Aaron R. White for the respondent.
FOOTNOTES
[Note 1] Although the petitioner claims that certain interlocutory rulings of the Superior Court are erroneous, the relief requested in the G. L. c. 211, § 3, petition was an order requiring the Appeals Court to address the issues presented for interlocutory review, pursuant to G. L. c. 231, § 118. In that circumstance, S.J.C. Rule 2:21, as amended, 434 Mass. 1301 (2001), does not apply. See G.G. v. L.R., 478 Mass. 1022, 1023 (2018). Contrast Picciotto v. Zabin, 433 Mass. 1006, 1007 n.3 (2001) (where "focus of the petition under G. L. c. 211, § 3, is on the action of the trial court," rule 2:21 applies).
[Note 2] Relying primarily on Commonwealth v. Grassie, 476 Mass. 202 n.12 (2017), the petitioner claims that the Appeals Court single justice was required to provide findings and a detailed explanation for his ruling denying the G. L. c. 231, § 118, petition. That is incorrect. Grassie involved a direct appeal from a conviction of murder in the second degree and from an order of the trial judge denying a motion to reduce the verdict in accordance with Mass. R. Crim. P. 25 (b) (2), as amended, 420 Mass. 1502 (1995). It did not involve an interlocutory ruling on a petition pursuant to G. L. c. 231, § 118, first par., and the reasons for our holding in that case are inapplicable here. We have never held, nor has the Appeals Court held, that a single justice of the Appeals Court is obligated to make findings and give a detailed explanation of his or her reasons on an interlocutory petition under G. L. c. 231, § 118, first par. Cf. Commonwealth v. Robinson, 477 Mass. 1008, 1009 n.2 (2017) (reliance on Grassie misplaced on appeal of "a final and unreviewable decision of the gatekeeper pursuant to G. L. c. 278, § 33E").

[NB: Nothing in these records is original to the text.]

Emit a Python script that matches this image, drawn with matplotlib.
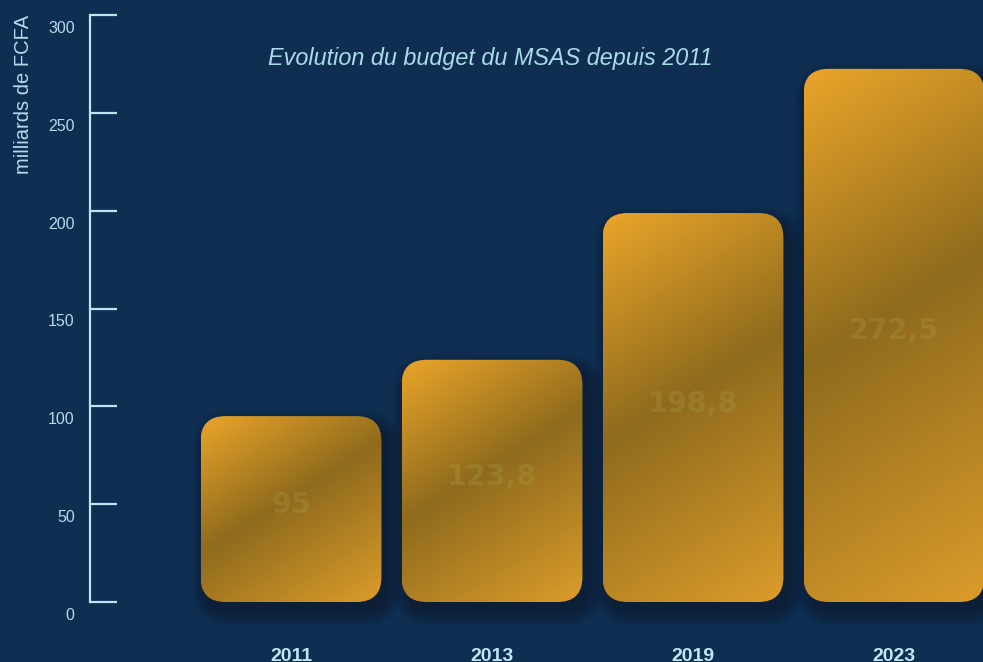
import numpy as np
import matplotlib
matplotlib.use("Agg")
import matplotlib.pyplot as plt
from matplotlib.patches import FancyBboxPatch
from matplotlib.transforms import ScaledTranslation
from matplotlib.colors import to_rgb

# ---- data ----
years = ["2011", "2013", "2019", "2023"]
budget = [95, 123.8, 198.8, 272.5]
value_labels = ["95", "123,8", "198,8", "272,5"]
yticks = [0, 50, 100, 150, 200, 250, 300]
title = "Evolution du budget du MSAS depuis 2011"
ylabel = "milliards de FCFA"

# ---- style ----
W_PX, H_PX, DPI = 983, 662, 100
BG = "#0f2e51"
AXC = "#bfe3f0"
TXT = "#b4dcea"
plt.rcParams['font.family'] = ['Liberation Sans', 'DejaVu Sans']

fig = plt.figure(figsize=(W_PX / DPI, H_PX / DPI), dpi=DPI, facecolor=BG)
ax_l, ax_r, ax_t, ax_b = 90, 983, 15, 602
ax = fig.add_axes([ax_l / W_PX, (H_PX - ax_b) / H_PX,
                   (ax_r - ax_l) / W_PX, (ax_b - ax_t) / H_PX])
ax.set_facecolor(BG)
step_px = 201.0
xmax = (ax_r - ax_l) / step_px
xpx = step_px                 # px per x unit
ypx = (ax_b - ax_t) / 300.0   # px per y unit

bw = 0.9
r_px = 25
r = r_px / xpx
asp = (1 / ypx) / (1 / xpx)

c0 = np.array(to_rgb("#eba52a"))
c1 = np.array(to_rgb("#8f6b1d"))
c2 = np.array(to_rgb("#dc9c2b"))
tb = 0.46
s = 0.62

for i, v in enumerate(budget):
    xc = i + 1
    x0 = xc - bw / 2
    # soft shadow
    for k in range(10):
        pad = (k * 1.6) / xpx
        sh = FancyBboxPatch((x0 + 6 / xpx, -9 / ypx), bw, v,
                            boxstyle=f"round,pad={pad},rounding_size={r + pad}",
                            mutation_aspect=asp, facecolor="#0d1626",
                            edgecolor="none", alpha=0.07, clip_on=False, zorder=1)
        ax.add_patch(sh)
    wpx = bw * xpx
    hpx = v * ypx
    xs = np.linspace(0, wpx, int(wpx))
    ys = np.linspace(0, hpx, int(hpx))
    X, Y = np.meshgrid(xs, ys)
    t = ((X * s + Y) / (wpx * s + hpx))[..., None]
    img = np.where(t < tb, c0 + (c1 - c0) * (t / tb),
                   c1 + (c2 - c1) * ((t - tb) / (1 - tb)))
    patch = FancyBboxPatch((x0, 0), bw, v,
                           boxstyle=f"round,pad=0,rounding_size={r}",
                           mutation_aspect=asp, facecolor="none",
                           edgecolor="none", linewidth=0, zorder=3)
    ax.add_patch(patch)
    im = ax.imshow(img, extent=[x0, x0 + bw, 0, v], origin="upper",
                   aspect="auto", interpolation="bilinear", zorder=2)
    im.set_clip_path(patch)
    ax.text(xc, v / 2 + 4 / ypx, value_labels[i], ha="center", va="center",
            fontsize=20.5, fontweight="bold", family="DejaVu Sans",
            color=(175 / 255, 171 / 255, 77 / 255), alpha=0.24, zorder=4)

ax.set_xlim(0, xmax)
ax.set_ylim(0, 300)
ax.set_aspect("auto")

for sp in ["top", "right", "bottom"]:
    ax.spines[sp].set_visible(False)
ax.spines["left"].set_color(AXC)
ax.spines["left"].set_linewidth(1.6)

ax.set_yticks(yticks)
ax.set_yticklabels([str(t) for t in yticks])
ax.tick_params(axis="y", direction="in", length=19.5, width=1.6, color=AXC,
               labelcolor=TXT, labelsize=11.5, pad=11)
off = ScaledTranslation(0, -0.12, fig.dpi_scale_trans)
for lab in ax.get_yticklabels():
    lab.set_transform(lab.get_transform() + off)

ax.set_xticks([i + 1 for i in range(len(years))])
ax.set_xticklabels(years)
ax.tick_params(axis="x", length=0, pad=33, labelsize=14, labelcolor="#c3e5f0")
for lab in ax.get_xticklabels():
    lab.set_fontweight("bold")

ax.set_ylabel(ylabel, fontsize=14.5, color=TXT, ha="right", va="center")
ax.yaxis.set_label_coords((24 - ax_l) / (ax_r - ax_l), 1.0)

fig.text(490 / W_PX, 1 - 59 / H_PX, title, ha="center", va="center",
         style="italic", fontsize=16.8, color="#a9dbe8")

fig.savefig("out.png", dpi=DPI, facecolor=BG)
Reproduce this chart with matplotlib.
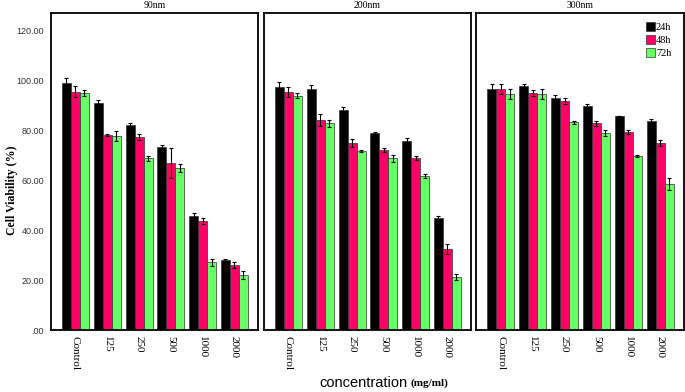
import numpy as np
import matplotlib
matplotlib.use("Agg")
import matplotlib.pyplot as plt
from matplotlib.patches import Patch

# data
conc = ['Control', '125', '250', '500', '1000', '2000']
sizes = ['90nm', '200nm', '300nm']
times = ['24h', '48h', '72h']

# 90nm
nm90_24 = [98.7, 91.0, 81.9, 73.1, 45.6, 27.9]
nm90_48 = [95.3, 78.0, 77.1, 66.9, 43.5, 25.9]
nm90_72 = [94.8, 77.6, 68.7, 64.9, 27.1, 22.0]
err90_24 = [2.0, 1.2, 1.0, 1.0, 1.2, 0.5]
err90_48 = [2.2, 0.5, 1.2, 6.0, 1.2, 1.2]
err90_72 = [1.2, 2.0, 1.0, 1.5, 1.5, 1.5]

# 200nm
nm200_24 = [97.3, 96.5, 87.9, 78.9, 75.7, 44.8]
nm200_48 = [95.2, 84.1, 74.8, 71.9, 68.9, 32.5]
nm200_72 = [93.7, 82.7, 71.7, 68.7, 61.5, 21.2]
err200_24 = [2.0, 1.5, 1.5, 0.5, 1.2, 1.0]
err200_48 = [2.0, 2.5, 1.5, 0.8, 0.8, 2.0]
err200_72 = [1.0, 1.5, 0.5, 1.5, 0.8, 1.2]

# 300nm
nm300_24 = [96.3, 97.7, 92.9, 89.7, 85.5, 83.6]
nm300_48 = [96.3, 94.8, 91.6, 82.7, 79.2, 74.8]
nm300_72 = [94.4, 94.4, 83.1, 78.7, 69.7, 58.4]
err300_24 = [2.0, 0.8, 1.2, 0.8, 0.0, 1.0]
err300_48 = [2.0, 1.2, 1.2, 1.0, 0.8, 1.2]
err300_72 = [2.0, 2.0, 0.5, 1.2, 0.5, 2.5]

panels = [
    (sizes[0], [nm90_24, nm90_48, nm90_72], [err90_24, err90_48, err90_72]),
    (sizes[1], [nm200_24, nm200_48, nm200_72], [err200_24, err200_48, err200_72]),
    (sizes[2], [nm300_24, nm300_48, nm300_72], [err300_24, err300_48, err300_72]),
]
colors = ['#000000', '#FF0066', '#66FF66']
serif = 'Liberation Serif'
sans = 'Liberation Sans'

fig = plt.figure(figsize=(6.85, 3.92), dpi=100)
lefts = [51, 264, 476]
widths = [207, 207, 208]
bot, top = 330, 13
x = np.arange(len(conc))
bw = 0.283

axes = []
for k, (title, vals, errs) in enumerate(panels):
    ax = fig.add_axes([lefts[k] / 685, 1 - bot / 392, widths[k] / 685, (bot - top) / 392])
    for i in range(3):
        ax.bar(x + (i - 1) * bw, vals[i], bw, color=colors[i], edgecolor='#333333',
               linewidth=0.5, yerr=errs[i], error_kw=dict(ecolor='black', elinewidth=0.8,
                                                          capsize=1.2, capthick=0.8))
    ax.set_xlim(-0.77, 5.74)
    ax.set_ylim(0, 126.8)
    ax.set_xticks(x)
    ax.set_xticklabels(conc, rotation=270, fontsize=8, family=serif)
    ax.tick_params(axis='x', length=0, pad=4)
    ax.set_yticks(np.arange(0, 121, 20))
    if k == 0:
        ax.set_yticklabels(['.00', '20.00', '40.00', '60.00', '80.00', '100.00', '120.00'],
                           fontsize=6.5, family=sans, color='#333333')
        ax.tick_params(axis='y', length=0, pad=5)
    else:
        ax.tick_params(axis='y', length=0, labelleft=False)
    for s in ax.spines.values():
        s.set_linewidth(1.3)
    fig.text((lefts[k] + widths[k] / 2) / 685, 1 - 5 / 392, title, ha='center', va='center',
             fontsize=7, family=serif)
    axes.append(ax)

handles = [Patch(facecolor=c, edgecolor='#333333', linewidth=0.5) for c in colors]
axes[2].legend(handles, times, loc='upper right', bbox_to_anchor=(0.975, 0.995), frameon=False,
               prop={'family': serif, 'size': 7.5}, handlelength=0.9, handleheight=1.0,
               handletextpad=0.1, labelspacing=0.25, borderaxespad=0.3)

fig.text(12 / 685, 1 - 190 / 392, 'Cell Viability (%)', rotation=90, ha='center', va='center',
         fontsize=8.5, family=serif, fontweight='bold')
fig.text(407 / 685, 1 - 383 / 392, 'concentration', ha='right', va='center', fontsize=10.5,
         family=sans)
fig.text(410 / 685, 1 - 383 / 392, '(mg/ml)', ha='left', va='center', fontsize=8,
         family=serif, fontweight='bold')

fig.savefig('out.png', dpi=100)
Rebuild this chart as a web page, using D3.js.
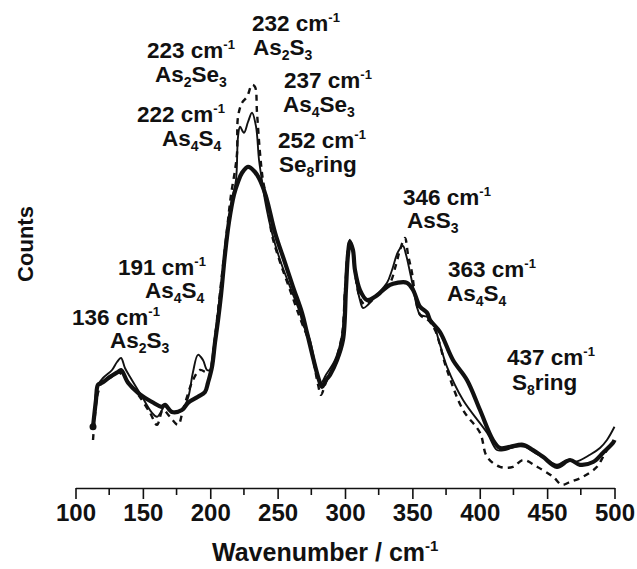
<!DOCTYPE html>
<meta charset="utf-8">
<style>
  body { margin: 0; background: #fff; }
  svg text { font-family: Arial, "Liberation Sans", sans-serif; font-weight: bold; fill: #111; }
  .axis path, .axis line { stroke: #111; stroke-width: 1.6; }
</style>
<body>
<div id="chart"></div>
<script src="https://d3js.org/d3.v7.min.js"></script>
<script>

// spectra: wavenumber (cm-1) and counts (arbitrary units)
const thickWn = [113, 115.2, 116.7, 119.7, 125.6, 131.5, 133.8, 139, 146.4, 156.8, 164.2, 166.4, 171.6, 179, 183.5, 190.9,
  196.1, 198.3, 201.3, 203.5, 205.8, 208, 210.9, 213.9, 217.6, 220.6, 223.6, 228, 233.2, 238.4, 242.1, 248.1, 255.5,
  261.4, 268.1, 271.8, 280, 282.9, 285.9, 288.9, 294.1, 298.5, 300.7, 302.2, 303.7, 305.9, 307.4, 311.1, 316.3, 322.3,
  326, 333.4, 338.6, 346, 350.5, 355.7, 360.9, 363.1, 370.5, 380.1, 390.5, 400.2, 409.8, 415, 422.5, 432.1, 439.5,
  446.9, 457.3, 467, 474.4, 484.1, 491.5, 498.9, 500];
const thickCounts = [15.3, 22, 25.8, 26.3, 27.8, 29, 29.5, 26.3, 23.8, 21.5, 20.3, 20.8, 19, 19.5, 21.3, 22.8,
  24, 26.3, 30.3, 36.3, 42, 48.3, 58.3, 66.5, 73.3, 76.5, 78.8, 80.3, 79, 75.8, 72, 63.8, 56.3,
  50.3, 43.8, 38.8, 27.8, 25.3, 27, 28.3, 32, 37, 49.5, 58.3, 61.5, 59.5, 54.5, 49.5, 47, 47.8,
  48.8, 50.8, 51.3, 51.3, 49.5, 45.3, 43.8, 42, 39, 32, 27, 19.5, 12, 10, 10.3, 10.8, 9.5,
  7.8, 5.3, 7, 5.8, 6.5, 8.8, 11.3, 12];

const thinWn = [114.5, 116.7, 120.4, 127.1, 130.8, 133.8, 136.7, 140.4, 149.4, 156.8, 160.5, 164.2, 166.4, 171.6, 179,
  183.5, 187.2, 190.9, 194.6, 197.6, 199.8, 202, 205, 208.7, 212.4, 215.4, 219.1, 220.6, 222.1, 225, 228, 231, 234,
  236.2, 239.1, 240.6, 245.8, 251.8, 259.2, 266.6, 268.8, 271.1, 274, 280, 282.2, 285.9, 292.6, 297.8, 300, 302.2,
  303.7, 305.9, 308.2, 311.1, 313.4, 317.1, 322.3, 331.2, 334.9, 339.3, 343, 345.3, 348.2, 350.5, 353.4, 355.7,
  360.9, 365.3, 370.5, 375.7, 387.6, 405.4, 412.8, 418.7, 426.2, 433.6, 441, 448.4, 457.3, 464.8, 470.7, 481.8,
  489.2, 494.4, 500];
const thinCounts = [22, 25.8, 27.5, 29.5, 31.5, 32.5, 30, 27.8, 22.8, 18.8, 17.8, 19.5, 20.8, 18.8, 19.5,
  22.5, 29, 33.3, 32, 29.5, 29.5, 33.8, 42, 52, 62, 70.8, 77, 87.8, 90.3, 88.8, 91.5, 93.8, 90.3,
  82, 75.3, 72, 63.8, 57, 50.3, 43.8, 40.8, 39.5, 37, 27.8, 26.3, 28.3, 32, 38.3, 49.5, 59.5,
  62, 59.5, 52, 47, 45, 45.8, 47.8, 51.3, 54.5, 59, 60.5, 58.3, 54, 50.3, 45.3, 43.3,
  42.8, 41.3, 35.8, 30.3, 22, 13.8, 9.5, 9.5, 10.3, 10.3, 8.8, 7.5, 5.8, 7, 6.5, 8.3,
  10, 12, 15.3];

const dashWn = [113, 115.2, 116.7, 120.4, 125.6, 131.5, 136.7, 145.6, 155.3, 160.5, 164.9, 170.1, 176.1, 179.8, 187.2,
  192.4, 196.1, 199.1, 202, 205, 208.7, 212.4, 215.4, 218.4, 219.9, 220.6, 223.6, 227.3, 231, 233.2, 234.7, 236.9,
  239.1, 242.1, 245.8, 251.8, 259.2, 266.6, 274, 280, 282.2, 285.9, 292.6, 297.8, 300, 302.2, 303.7, 305.9, 308.2,
  311.1, 314.8, 318.6, 326, 333.4, 337.8, 340.8, 344.5, 346.8, 349.7, 352, 355.7, 361.6, 366.8, 375.7, 387.6,
  400.2, 405.4, 415, 424.7, 432.1, 442.5, 454.4, 461, 467, 476.6, 487, 491.5, 495.2];
const dashCounts = [12, 20.8, 23.8, 27, 27.5, 29, 27.5, 23.8, 18.8, 15.8, 19.5, 17.8, 15.8, 19.5, 27,
  29.5, 29, 28.3, 33.3, 42, 53.3, 64.5, 73.3, 79.5, 83.8, 92.8, 96.3, 97.8, 100.8, 100.3, 93.8, 83.8,
  77, 72, 63.3, 56.5, 49.5, 42.5, 35.8, 25.8, 23.3, 26.5, 31.5, 38.3, 49.5, 59.5, 62, 59, 52,
  47.5, 45.8, 46.5, 49, 51.3, 55.8, 59.5, 62.5, 58.3, 53.8, 48.3, 43.3, 42, 39.5, 29.5, 19.5,
  13.8, 7.8, 5.3, 5.3, 7, 5.3, 2.8, 0.8, 1.5, 2.8, 5.3, 7.8, 10];

// axis ticks
const majorTicks = [100, 150, 200, 250, 300, 350, 400, 450, 500];
const minorTicks = [125, 175, 225, 275, 325, 375, 425, 475];

// band assignments
const peakWn = ["232", "223", "237", "222", "252", "191", "136", "346", "363", "437"];
const peakSpecies = ["As2S3", "As2Se3", "As4Se3", "As4S4", "Se8ring", "As4S4", "As2S3", "AsS3", "As4S4", "S8ring"];

const width = 637, height = 569;
const svg = d3.select("#chart").append("svg")
  .attr("width", width)
  .attr("height", height);

const x = d3.scaleLinear().domain([100, 500]).range([75.5, 614.5]);
const y = d3.scaleLinear().domain([0, 100]).range([488, 88]);

// x axis: labelled major ticks and short minor ticks
const xAxis = svg.append("g")
  .attr("class", "axis")
  .attr("transform", `translate(0,${y(0)})`)
  .call(d3.axisBottom(x).tickValues(majorTicks).tickFormat(d3.format("d"))
    .tickSize(11).tickSizeOuter(0).tickPadding(5));
xAxis.selectAll("text").style("font-size", "24px").attr("fill", "#111");
xAxis.selectAll(".minor")
  .data(minorTicks)
  .enter().append("line")
  .attr("class", "minor")
  .attr("x1", d => x(d)).attr("x2", d => x(d))
  .attr("y1", 0).attr("y2", 7)
  .attr("stroke", "#111").attr("stroke-width", 1.6);

// axis titles
const xTitle = svg.append("text")
  .attr("x", 212).attr("y", 561)
  .style("font-size", "25px");
xTitle.append("tspan").text("Wavenumber / cm");
xTitle.append("tspan").attr("dy", -10).style("font-size", "15px").text("-1");

svg.append("text")
  .attr("transform", "translate(33,244) rotate(-90)")
  .attr("text-anchor", "middle")
  .style("font-size", "22px")
  .text("Counts");

// spectra
const line = d3.line()
  .x(d => x(d[0]))
  .y(d => y(d[1]))
  .curve(d3.curveCatmullRom.alpha(0.5));

const series = [
  { wn: dashWn, c: dashCounts, w: 2.4, dash: "6,5" },
  { wn: thinWn, c: thinCounts, w: 1.9, dash: null },
  { wn: thickWn, c: thickCounts, w: 4.2, dash: null }
];

series.forEach(s => {
  svg.append("path")
    .datum(d3.zip(s.wn, s.c))
    .attr("d", line)
    .attr("fill", "none")
    .attr("stroke", "#111")
    .attr("stroke-width", s.w)
    .attr("stroke-linejoin", "round")
    .attr("stroke-dasharray", s.dash);
});

// start marker on the thick trace
svg.append("circle")
  .attr("cx", x(thickWn[0])).attr("cy", y(thickCounts[0]))
  .attr("r", 3.5).attr("fill", "#111");

// annotation placement: [x1, y1, x2, y2] for value line and species line
const labelPos = [
  [252, 31, 253, 55],
  [147, 58, 155, 82],
  [284, 88, 283, 112],
  [137, 122, 162, 146],
  [278, 148, 279, 172],
  [118, 275, 145, 298],
  [72, 325, 110, 348],
  [403, 205, 407, 228],
  [448, 277, 447, 301],
  [507, 365, 512, 390]
];

peakWn.forEach((wn, i) => {
  const p = labelPos[i];
  const t1 = svg.append("text").attr("x", p[0]).attr("y", p[1]).style("font-size", "22.5px");
  t1.append("tspan").text(wn + " cm");
  t1.append("tspan").attr("dy", -9).style("font-size", "13px").text("-1");

  const t2 = svg.append("text").attr("x", p[2]).attr("y", p[3]).style("font-size", "22.5px");
  // digits in the formula become subscripts
  const parts = peakSpecies[i].match(/\d+|\D+/g);
  let sub = false;
  parts.forEach(part => {
    const isNum = /\d/.test(part);
    const ts = t2.append("tspan").text(part);
    if (isNum) {
      ts.attr("dy", sub ? 0 : 5).style("font-size", "14px");
      sub = true;
    } else {
      if (sub) ts.attr("dy", -5);
      sub = false;
    }
  });
});

</script>
</body>
</html>
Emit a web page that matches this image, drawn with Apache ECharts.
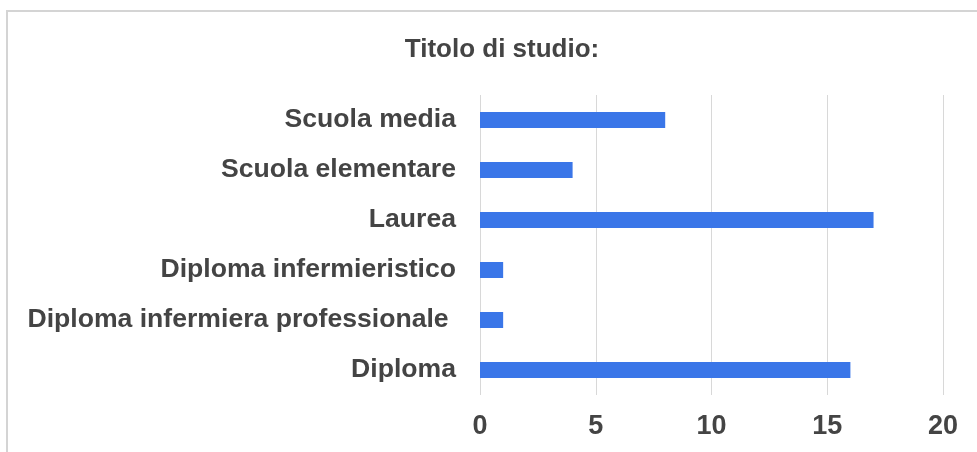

[Note 3] We need not, and therefore do not, consider any arguments and requests for relief asserted by the petitioner that were not made before the single justice in the county court, whose ruling is the matter before us. In the county court, the petitioner expressly indicated that "the only relief sought by the petitioner" was a remand to the Appeals Court for a "decision" on the issues for which she sought interlocutory review.